6. Pickup truck moving day

Best for: Life-transition road song

Write English life-transition road song. Theme: a 26-year-old driving a U-Haul pickup from Chicago to Denver to start a new job. Structure: Verse 1 / Pre-Chorus / Chorus / Verse 2 / Bridge / Final Chorus. Each verse: one moving-day detail (the boxes shifting in back, the Iowa cornfields, the first Denver gas station). Chorus hook: "the mountains a smear on the windshield." Forbidden: fresh start, new chapter, the road is life. Rhyme: ABAB. Mood: nervous-hopeful. Length: 30 lines.

7. Band tour-bus first leg

Best for: Behind-the-scenes road song

Write English road song from a young band's POV on the first leg of their first tour. Structure: Verse 1 / Pre-Chorus / Chorus / Verse 2 / Bridge / Final Chorus. Each verse: one tour-life detail (the merch table receipts, the drummer asleep on the back bench, the 4am gas station). Chorus hook: "the next town's bridge already in sight." Forbidden: living the dream, on the road again, hustle. Rhyme: AABB, vowel family ai. Mood: exhausted-but-grateful. Length: 32 lines.

8. Desert long-haul trucker

Best for: Blue-collar road ballad

Write English blue-collar road ballad. Theme: a long-haul trucker crossing Arizona on I-40 overnight. Structure: Verse 1 / Pre-Chorus / Chorus / Verse 2 / Bridge / Final Chorus. Each verse: one cab-life detail (the CB chatter, the thermos coffee, the photo on the dashboard). Chorus hook: "the white stripes on a black sky." Forbidden: open road, freedom, lonely highway. Rhyme: AABB. Mood: steady, professional, quietly tender about home. Length: 32 lines.

9. Recent grads Route 66

Best for: Coming-of-age road song

Write English coming-of-age road song. Theme: two recent college graduates driving the old Route 66 from Chicago to Santa Monica. Structure: Verse 1 / Pre-Chorus / Chorus / Verse 2 / Bridge / Final Chorus. Concrete details: the Cadillac Ranch detour, the New Mexico motel sign, the Pacific finally visible. Chorus hook: "the map taped to the dash." Forbidden: the time of our lives, good ol' days, freedom. Rhyme: ABAB, vowel family ai / ay. Mood: hopeful, slightly scared, growing-up-fast. Length: 34 lines.

10. Two girls and a mixtape sunrise

Best for: Coastal indie road song

Write English coastal indie road song. Theme: two best friends driving from Portland to the Oregon coast at sunrise to watch the ocean.
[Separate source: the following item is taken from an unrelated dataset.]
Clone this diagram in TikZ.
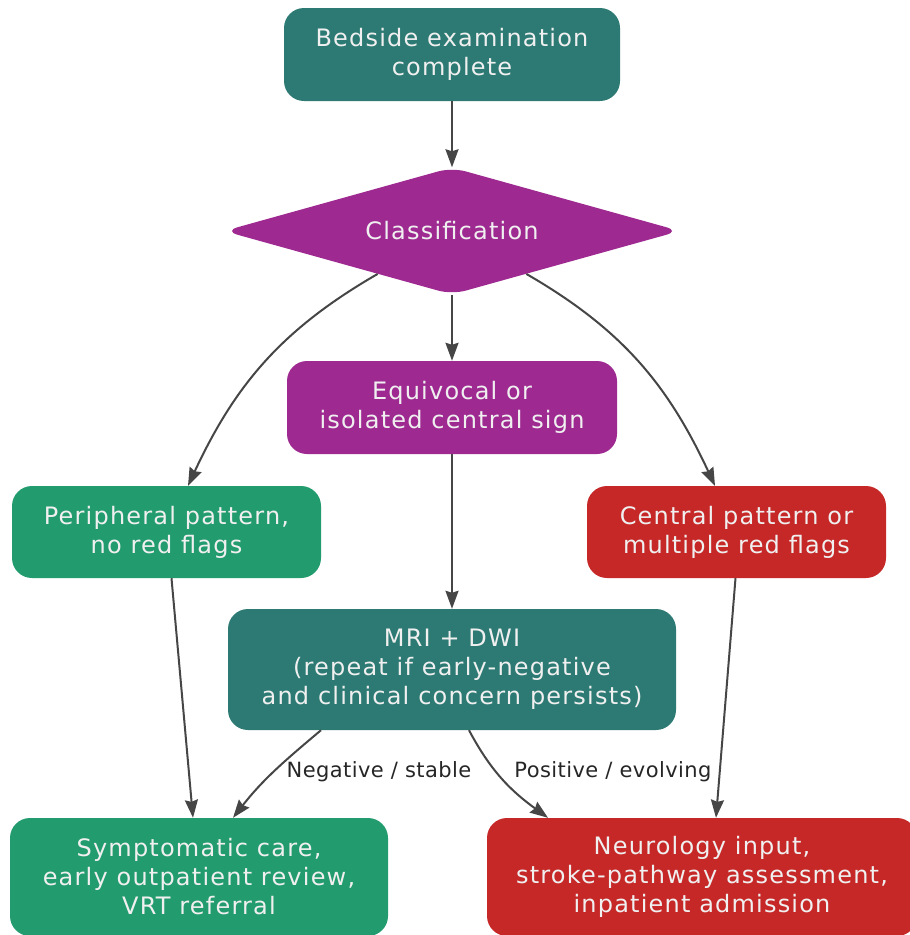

Structure: Verse 1 / Pre-Chorus / Chorus / Verse 2 / Bridge / Final Chorus. Each verse: one sunrise-drive detail (the mixtape track three, the coffee in the cup-holder, the first ocean glimpse through the trees). Chorus hook: "the windshield going pink." Forbidden: vibes, soul mates, the road is life. Rhyme: AABB. Mood: warm, intimate, gently joyful. Length: 30 lines.

Common mistakes

  • Describing the car instead of the trip: wheels, engine, leather seat is description, not story.
  • No passenger / no destination: solo trips need a stronger inner change to compensate.
  • Skipping the middle hours: verse 2 must add a named highway or rest stop, not jump to arrival.
  • Chorus says “the road” abstractly. Anchor it to a specific stretch.
  • Arrival as the climax: most great road songs end at the pulling-in, not the destination’s name.

How to push results further

  • Solo trips: templates 1 / 4 / 5 (let the inner change carry the song).
  • Group trips: templates 3 / 9 / 10 (let the dialogue and shared playlist do the work).
  • Family trips: template 2 (silence and small moments).
  • Work trips: templates 7 / 8 (band, trucker; the job grounds the romance).
  • Transition trips: template 6 (moving day is its own emotional payload).

FAQ

Q: Should the destination be named in the lyric?

A: Once, early. After that, refer to “the coast,” “the cabin,” “the city.” Naming it twice flattens the arc.

Q: How do I keep the chorus from being abstract?

A: Force one road object into it: a white line, a billboard, a song on the radio, the windshield. “The road is calling” is the failure mode.

Q: Western references that work?

A: Tracy Chapman / Fast Car, Bruce Springsteen / Thunder Road, Lord Huron / Ends of the Earth, The Killers / When You Were Young. Each picks one road and one passenger.

Q: Can the bridge be the trip’s emotional climax?

A: Yes. The bridge is the perfect place for the conversation that finally happens or the news that finally arrives. Save the biggest beat for it.

Q: How long should the trip take inside the song?

A: One day, ideally; sunrise to sunset, or city out to the next city. Multi-day trips lose chronology and drag.